Shen Yi, Fudan University Cyberspace Governance Research Institute chief Shen Yi told the Global Times that "the incident has left the Chinese public and firms with no choice but to suspect that FedEx is connected with US intelligence agencies."
Likewise, Shao Zhonglin, former assistant secretary-general of the China Express Association, warned that FedEx's lack of transparency about what happened with Huawei's packages would only have a negative impact on the shipper's reputation in Asian countries.
The Chinese daily The Global Times, a hard-punching subsidiary of the Communist Party-run People's Daily group, opened a full broadside against FedEx on Tuesday, running three articles blasting the shipping company in no uncertain terms.
"FedEx's service is so shockingly bad that four parcels sent by one company from two different countries have been misrouted within a couple of days," the paper wrote. "Such an error rate could be fatal for a package delivery company."
The paper noted how differently the situation would be read if the roles of the companies were reversed.
"How would the US media react if the incident happened between a US high-tech company and a Chinese package delivery company? Not only the US media but also senators and even high-level officials would accuse the Chinese government of manipulating behind the curtain," the Global Times wrote. "Now the US media tolerates way too much of its country's irrational and illogical moves and even argues for their rationality."

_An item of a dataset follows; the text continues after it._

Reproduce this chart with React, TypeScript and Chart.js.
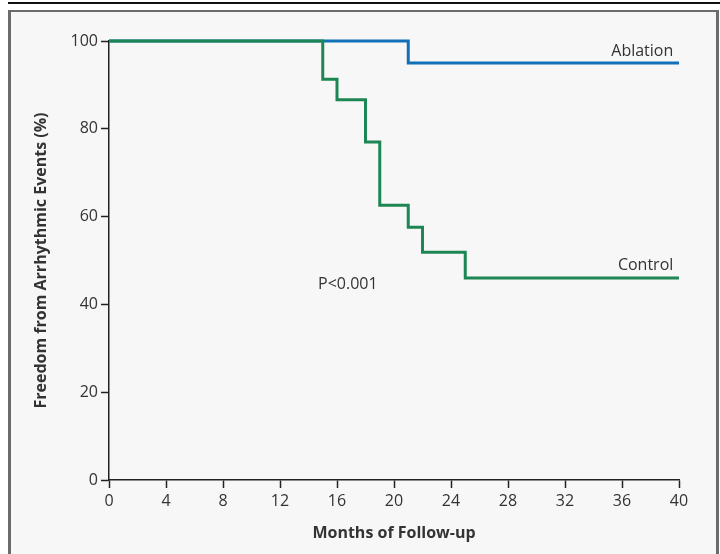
import React, { useEffect, useRef } from "react";
import { Chart, registerables } from "chart.js";

Chart.register(...registerables);

const ablationMonths = [0, 21, 40];
const ablationValues = [100, 95, 95];
const controlMonths = [0, 15, 16, 18, 19, 21, 22, 25, 40];
const controlValues = [100, 91.3, 86.6, 77.0, 62.6, 57.6, 51.9, 46.0, 46.0];
const xTickStep = 4;
const yTickStep = 20;
const xTitle = "Months of Follow-up";
const yTitle = "Freedom from Arrhythmic Events (%)";
const seriesLabels = ["Ablation", "Control"];
const pValueText = "P<0.001";

const FONT = "'Open Sans', 'Noto Sans', sans-serif";
const TEXT = "#333333";

const framePlugin = {
  id: "frame",
  beforeDraw(chart: any) {
    const { ctx, width, height } = chart;
    ctx.save();
    ctx.fillStyle = "#ffffff";
    ctx.fillRect(0, 0, width, height);
    // top black rule
    ctx.fillStyle = "#111111";
    ctx.fillRect(8, 2, width - 8, 2);
    // panel
    ctx.fillStyle = "#f7f7f7";
    ctx.fillRect(8, 10, 711, height - 10);
    ctx.fillStyle = "#6b6b6b";
    ctx.fillRect(8, 10, 3, height - 10);
    ctx.fillRect(8, 10, 711, 2);
    ctx.fillRect(716, 10, 3, height - 10);
    ctx.restore();
  },
  afterDraw(chart: any) {
    const { ctx, chartArea } = chart;
    const xs = chart.scales.x;
    const ys = chart.scales.y;
    ctx.save();
    ctx.fillStyle = TEXT;
    // axis titles
    ctx.font = `bold 16px ${FONT}`;
    ctx.textAlign = "center";
    ctx.textBaseline = "middle";
    ctx.fillText(xTitle, (chartArea.left + chartArea.right) / 2, 533);
    ctx.save();
    ctx.translate(41, (chartArea.top + chartArea.bottom) / 2);
    ctx.rotate(-Math.PI / 2);
    ctx.fillText(yTitle, 0, 0);
    ctx.restore();
    // annotations
    ctx.font = `16px ${FONT}`;
    ctx.textAlign = "right";
    ctx.fillText(seriesLabels[0], xs.getPixelForValue(39.6), ys.getPixelForValue(97.7));
    ctx.fillText(seriesLabels[1], xs.getPixelForValue(39.6), ys.getPixelForValue(48.9));
    ctx.textAlign = "left";
    ctx.fillText(pValueText, xs.getPixelForValue(14.67), ys.getPixelForValue(44.6));
    ctx.restore();
  },
};

export default function App() {
  const canvasRef = useRef<HTMLCanvasElement | null>(null);

  useEffect(() => {
    if (!canvasRef.current) return;
    const chart = new Chart(canvasRef.current, {
      type: "line",
      data: {
        datasets: [
          {
            label: seriesLabels[0],
            data: ablationMonths.map((m, i) => ({ x: m, y: ablationValues[i] })),
            borderColor: "#1170b8",
            borderWidth: 3,
            pointRadius: 0,
            stepped: true,
            fill: false,
            clip: false,
            order: 1,
          },
          {
            label: seriesLabels[1],
            data: controlMonths.map((m, i) => ({ x: m, y: controlValues[i] })),
            borderColor: "#1d8654",
            borderWidth: 3,
            pointRadius: 0,
            stepped: true,
            fill: false,
            clip: false,
            order: 0,
          },
        ],
      },
      options: {
        animation: false,
        responsive: false,
        maintainAspectRatio: false,
        layout: { padding: { left: 0, top: 41, right: 41, bottom: 0 } },
        plugins: {
          legend: { display: false },
          tooltip: { enabled: false },
        },
        scales: {
          x: {
            type: "linear",
            min: 0,
            max: 40,
            afterFit: (s: any) => {
              s.height = 74;
            },
            ticks: {
              stepSize: xTickStep,
              color: TEXT,
              font: { family: FONT, size: 16 },
              padding: 4,
              maxRotation: 0,
            },
            grid: {
              display: true,
              drawOnChartArea: false,
              drawTicks: true,
              tickLength: 8,
              tickColor: "#222",
              tickWidth: 1.5,
            },
            border: { display: true, color: "#222", width: 1.5 },
          },
          y: {
            type: "linear",
            min: 0,
            max: 100,
            afterFit: (s: any) => {
              s.width = 109;
            },
            ticks: {
              stepSize: yTickStep,
              color: TEXT,
              font: { family: FONT, size: 16 },
              padding: 3,
            },
            grid: {
              display: true,
              drawOnChartArea: false,
              drawTicks: true,
              tickLength: 8,
              tickColor: "#222",
              tickWidth: 1.5,
            },
            border: { display: true, color: "#222", width: 1.5 },
          },
        },
      },
      plugins: [framePlugin],
    });
    return () => chart.destroy();
  }, []);

  return (
    <div style={{ position: "fixed", left: 0, top: 0, width: 720, height: 554 }}>
      <canvas ref={canvasRef} width={720} height={554} style={{ display: "block" }} />
    </div>
  );
}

The paper noted the information war waged by US media against Huawei hasn't been duplicated with FedEx's gross violations, citing a Saturday article in the Wall Street Journal that blasted the tech company's history as "littered with accusations of theft and dubious ethics," which it bases on "one-sided examples without basic objectivity."
Indeed, as of Tuesday afternoon, no major US paper has run a story on the FedEx blunder, not even Tennessee papers like the Tennessean, Knoxville News Sentinel or Commercial Appeal, based where the shipping giant's headquarters are located and two of the packages were sent. The UK-based Reuters, however, has two stories on the mishap.
Huawei still hasn't received the packages sent to Tennessee.